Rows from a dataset
%%
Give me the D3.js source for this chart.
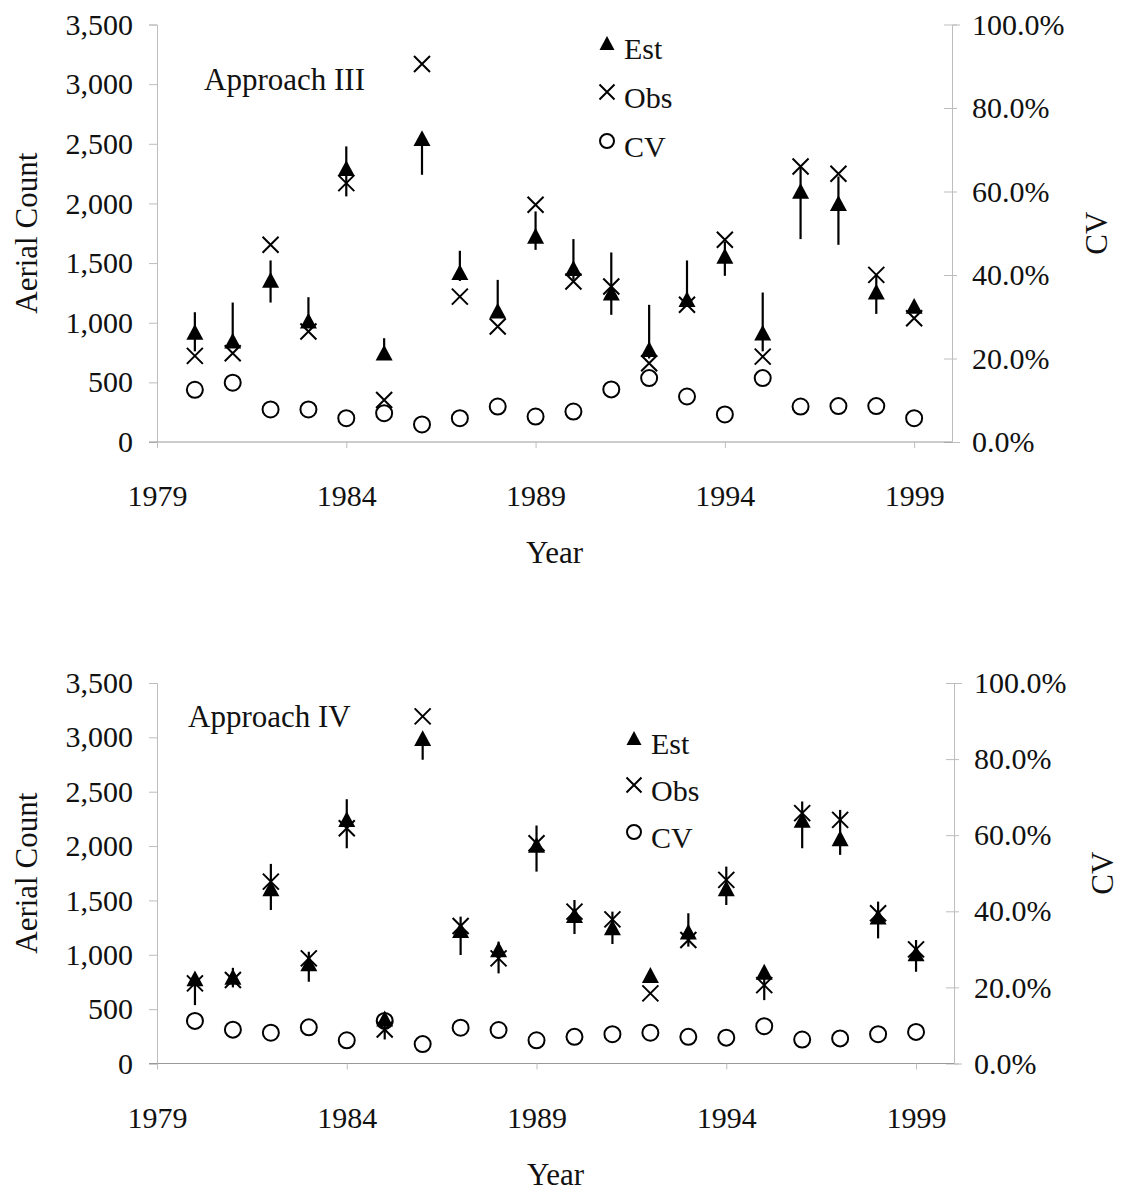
<!DOCTYPE html>
<html>
<head>
<meta charset="utf-8">
<script src="https://cdn.jsdelivr.net/npm/d3@7"></script>
<style>
  html, body { margin: 0; padding: 0; background: #fff; }
  svg { display: block; }
  text { font-family: "Liberation Serif", "Times New Roman", serif; fill: #111; }
</style>
</head>
<body>
<svg id="chart" width="1121" height="1196"></svg>
<script>
// ---------- data ----------
const years = [1980,1981,1982,1983,1984,1985,1986,1987,1988,1989,1990,1991,1992,1993,1994,1995,1996,1997,1998,1999];
const xTickYears = [1979,1984,1989,1994,1999];
const countTicks = [0,500,1000,1500,2000,2500,3000,3500];
const cvTicks = [0,20,40,60,80,100];
const legendLabels = ["Est","Obs","CV"];

// Approach III
const est3 = [923,850,1359,1018,2296,750,2548,1424,1102,1729,1457,1253,778,1197,1561,917,2106,2003,1261,1141];
const obs3 = [722,744,1653,926,2170,352,3169,1219,968,1989,1345,1303,660,1150,1695,716,2310,2249,1401,1038];
const lo3  = [760,820,1169,960,2059,750,2240,1350,1050,1611,1360,1066,700,1150,1393,760,1701,1653,1074,1141];
const hi3  = [1088,1169,1522,1214,2478,870,2548,1603,1359,1933,1701,1589,1150,1522,1680,1253,2300,2226,1400,1141];
const cv3  = [12.5,14.2,7.8,7.8,5.7,6.9,4.2,5.7,8.5,6.1,7.3,12.6,15.3,10.9,6.6,15.3,8.5,8.6,8.6,5.7];

// Approach IV
const est4 = [783,798,1612,921,2247,414,2993,1228,1050,2011,1366,1253,814,1213,1612,844,2241,2072,1351,1013];
const obs4 = [737,768,1673,967,2164,313,3193,1265,967,2026,1397,1326,645,1136,1689,721,2303,2241,1382,1050];
const lo4  = [537,700,1412,752,1980,221,2794,998,829,1765,1191,1099,814,1075,1458,583,1980,1919,1151,844];
const hi4  = [783,880,1836,1028,2431,414,2993,1351,1121,2189,1504,1397,814,1382,1811,844,2410,2333,1489,1136];
const cv4  = [11.2,8.9,8.1,9.5,6.1,11.2,5.1,9.4,8.8,6.1,7.0,7.7,8.1,7.0,6.8,9.8,6.3,6.6,7.7,8.3];

// ---------- layout ----------
const panels = [
  { title: "Approach III", est: est3, obs: obs3, lo: lo3, hi: hi3, cv: cv3,
    x0: 157, x1: 952, y0: 442, y1: 24.5, titleX: 204, titleY: 90,
    legX: 607, legY: 43, legStep: 49, cvTitleX: 1107 },
  { title: "Approach IV", est: est4, obs: obs4, lo: lo4, hi: hi4, cv: cv4,
    x0: 157, x1: 954, y0: 1063.5, y1: 683, titleX: 188, titleY: 727,
    legX: 634, legY: 738, legStep: 47, cvTitleX: 1113 }
];

const svg = d3.select("#chart");
svg.append("rect").attr("width",1121).attr("height",1196).attr("fill","#fff");

const TICK_FS = 30, TITLE_FS = 31;
const axisColor = "#bdbdbd";

function triPath(cx, cy, s) {
  const h = s * 0.93;
  return `M${cx},${cy - h/2} L${cx + s/2},${cy + h/2} L${cx - s/2},${cy + h/2} Z`;
}
function xPath(cx, cy, s) {
  const r = s/2;
  return `M${cx-r},${cy-r} L${cx+r},${cy+r} M${cx-r},${cy+r} L${cx+r},${cy-r}`;
}

panels.forEach(p => {
  const g = svg.append("g");
  const x = d3.scaleLinear().domain([1979, 2000]).range([p.x0, p.x1]);
  const y = d3.scaleLinear().domain([0, 3500]).range([p.y0, p.y1]);
  const yc = d3.scaleLinear().domain([0, 100]).range([p.y0, p.y1]);

  // left axis
  const la = g.append("g").attr("transform", `translate(${p.x0},0)`)
    .call(d3.axisLeft(y).tickValues(countTicks).tickSize(8).tickPadding(16)
      .tickFormat(d3.format(",")));
  // right axis
  const ra = g.append("g").attr("transform", `translate(${p.x1},0)`)
    .call(d3.axisRight(yc).tickValues(cvTicks).tickSize(8).tickPadding(12)
      .tickFormat(d => d.toFixed(1) + "%"));
  // bottom axis
  const ba = g.append("g").attr("transform", `translate(0,${p.y0})`)
    .call(d3.axisBottom(x).tickValues(xTickYears).tickSize(6).tickPadding(37)
      .tickFormat(d3.format("d")));

  [la, ra, ba].forEach(a => {
    a.selectAll("path.domain").attr("stroke", axisColor).attr("stroke-width", 1);
    a.selectAll(".tick line").attr("stroke", axisColor).attr("stroke-width", 1);
    a.selectAll(".tick text").attr("font-size", TICK_FS)
      .attr("font-family", '"Liberation Serif", serif').attr("fill", "#111");
  });
  ra.selectAll(".tick line").attr("x1", -8).attr("x2", 5);
  ba.select("path.domain").attr("stroke", "#999").attr("d", `M${p.x0 - 8},0H${p.x1}`);

  // axis titles
  g.append("text").attr("transform", `translate(37,${(p.y0 + p.y1)/2}) rotate(-90)`)
    .attr("text-anchor", "middle").attr("font-size", TITLE_FS).text("Aerial Count");
  g.append("text").attr("transform", `translate(${p.cvTitleX},${(p.y0 + p.y1)/2}) rotate(-90)`)
    .attr("text-anchor", "middle").attr("font-size", TITLE_FS).text("CV");
  g.append("text").attr("x", (p.x0 + p.x1)/2).attr("y", p.y0 + 121)
    .attr("text-anchor", "middle").attr("font-size", TITLE_FS).text("Year");

  // panel title
  g.append("text").attr("x", p.titleX).attr("y", p.titleY)
    .attr("font-size", TITLE_FS).text(p.title);

  const idx = d3.range(years.length);

  // error lines
  g.append("g").selectAll("line").data(idx).join("line")
    .attr("x1", i => x(years[i])).attr("x2", i => x(years[i]))
    .attr("y1", i => y(p.lo[i])).attr("y2", i => y(p.hi[i]))
    .attr("stroke", "#000").attr("stroke-width", 2.2);

  // CV circles
  g.append("g").selectAll("circle").data(idx).join("circle")
    .attr("cx", i => x(years[i])).attr("cy", i => yc(p.cv[i])).attr("r", 8)
    .attr("fill", "none").attr("stroke", "#000").attr("stroke-width", 2);

  // Est triangles
  g.append("g").selectAll("path").data(idx).join("path")
    .attr("d", i => triPath(x(years[i]), y(p.est[i]), 17))
    .attr("fill", "#000");

  // Obs crosses
  g.append("g").selectAll("path").data(idx).join("path")
    .attr("d", i => xPath(x(years[i]), y(p.obs[i]), 16))
    .attr("stroke", "#000").attr("stroke-width", 2).attr("fill", "none");

  // legend
  const lg = g.append("g");
  legendLabels.forEach((lab, k) => {
    const cy = p.legY + k * p.legStep;
    if (k === 0) lg.append("path").attr("d", triPath(p.legX, cy, 15)).attr("fill", "#000");
    if (k === 1) lg.append("path").attr("d", xPath(p.legX, cy, 15))
      .attr("stroke", "#000").attr("stroke-width", 2).attr("fill", "none");
    if (k === 2) lg.append("circle").attr("cx", p.legX).attr("cy", cy).attr("r", 7)
      .attr("fill", "none").attr("stroke", "#000").attr("stroke-width", 2);
    lg.append("text").attr("x", p.legX + 17).attr("y", cy + 16)
      .attr("font-size", TICK_FS).text(lab);
  });
});
</script>
</body>
</html>
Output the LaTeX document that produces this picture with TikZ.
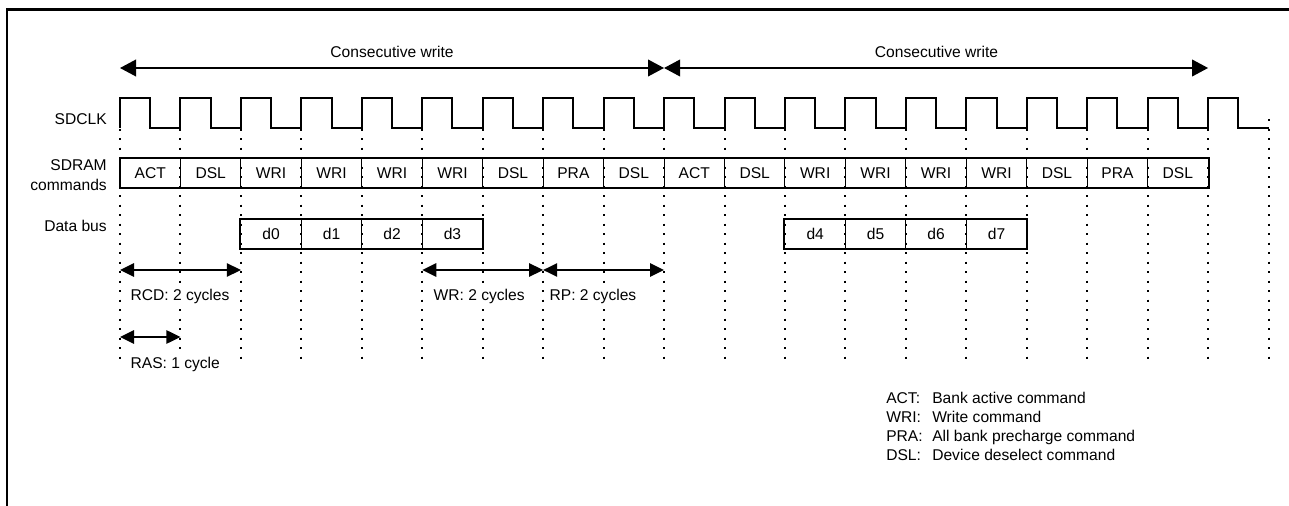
\documentclass[tikz,border=0pt]{standalone}
\usepackage{fontspec}
\setmainfont{Liberation Sans}
\usetikzlibrary{arrows.meta, positioning, calc}

\begin{document}
\begin{tikzpicture}[
    x=0.75pt, y=-0.75pt,
    every node/.style={
        font=\fontsize{11.7}{14.8}\selectfont,
        inner sep=0pt,
    },
    cell/.style={
        draw, line width=0.7pt,
        minimum width=45.34pt, minimum height=22.5pt,
    },
    outline/.style={line width=1.5pt},
    sig/.style={line width=1.5pt, line join=miter},
    grid/.style={
        line width=1.5pt,
        dash pattern=on 1.5pt off 5.63pt,
    },
    span/.style={
        <->, line width=1.2pt,
        >={Triangle[length=10.5pt, width=10pt]},
    },
    wspan/.style={
        <->, line width=1.2pt,
        >={Triangle[length=12pt, width=12.5pt]},
    },
    note/.style={anchor=base west, fill=white, inner sep=1pt},
]
\useasboundingbox (0,0) rectangle (1289,506);

%--- Frame ---
\draw[line width=2.2pt] (7,506) -- (7,9.5) -- (1289,9.5);

%--- Time grid (one line per clock edge) ---
\foreach \k in {0,...,19}
    \coordinate (g\k) at (120+60.45*\k, 119);
\foreach \k in {0,...,19}
    \draw[grid] (g\k) -- ++(0,241);

% rows used by the spans
\coordinate (toprow) at (0,68);
\coordinate (rcdrow) at (0,270);
\coordinate (rasrow) at (0,337);

%--- Consecutive write spans ---
\draw[wspan] (g0 |- toprow) -- (g9 |- toprow);
\draw[wspan] (g9 |- toprow) -- (g18 |- toprow);
\node[anchor=base] (cw1) at (392,58) {Consecutive write};
\node[anchor=base] (cw2) at (936.5,58) {Consecutive write};

%--- Row labels ---
\node[anchor=base east] (clklbl) at (107,125) {SDCLK};
\node[anchor=base east, align=right] (cmdlbl) at (107,190.7) {SDRAM\\commands};
\node[anchor=base east] (buslbl) at (107,231.7) {Data bus};

%--- SDCLK ---
\draw[sig] (120,128) \foreach \k in {0,...,18} {
    -- ++(0,-30) -- ++(30.225,0) -- ++(0,30) -- ++(30.225,0)
};

%--- SDRAM commands ---
\foreach \cmd [count=\i from 0] in
    {ACT,DSL,WRI,WRI,WRI,WRI,DSL,PRA,DSL,ACT,DSL,WRI,WRI,WRI,WRI,DSL,PRA,DSL}
    \node[cell] (c\i) at (150.225+60.45*\i, 173) {\cmd};
\draw[outline] (c0.north west) rectangle (c17.south east);

%--- Data bus ---
\foreach \d [count=\i from 0] in {d0,d1,d2,d3}
    \node[cell] (\d) at (150.225+60.45*\i+120.9, 234) {\d};
\foreach \d [count=\i from 0] in {d4,d5,d6,d7}
    \node[cell] (\d) at (150.225+60.45*\i+664.95, 234) {\d};
\draw[outline] (d0.north west) rectangle (d3.south east);
\draw[outline] (d4.north west) rectangle (d7.south east);

%--- Timing parameters ---
\draw[span] (g0 |- rcdrow) -- (g2 |- rcdrow);
\node[note] (rcd) at (129,300) {RCD: 2 cycles};

\draw[span] (g0 |- rasrow) -- (g1 |- rasrow);
\node[note] (ras) at (129,368) {RAS: 1 cycle};

\draw[span] (g5 |- rcdrow) -- (g7 |- rcdrow);
\node[note] (wr) at (432,300) {WR: 2 cycles};

\draw[span] (g7 |- rcdrow) -- (g9 |- rcdrow);
\node[note] (rp) at (548,300) {RP: 2 cycles};

%--- Legend ---
\foreach \abbr/\desc [count=\i from 0] in
    {ACT/Bank active command, WRI/Write command,
     PRA/All bank precharge command, DSL/Device deselect command} {
    \node[anchor=base west] (key\i) at (886, 403+19*\i) {\abbr:};
    \node[anchor=base west] (txt\i) at (932, 403+19*\i) {\desc};
}

\end{tikzpicture}
\end{document}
%%
* _What the exercise asks_:
From the data above, show each line that contains "this".

* _Complete output_:
Give me the D3.js source for this chart.
Output the LaTeX document that produces this picture with TikZ.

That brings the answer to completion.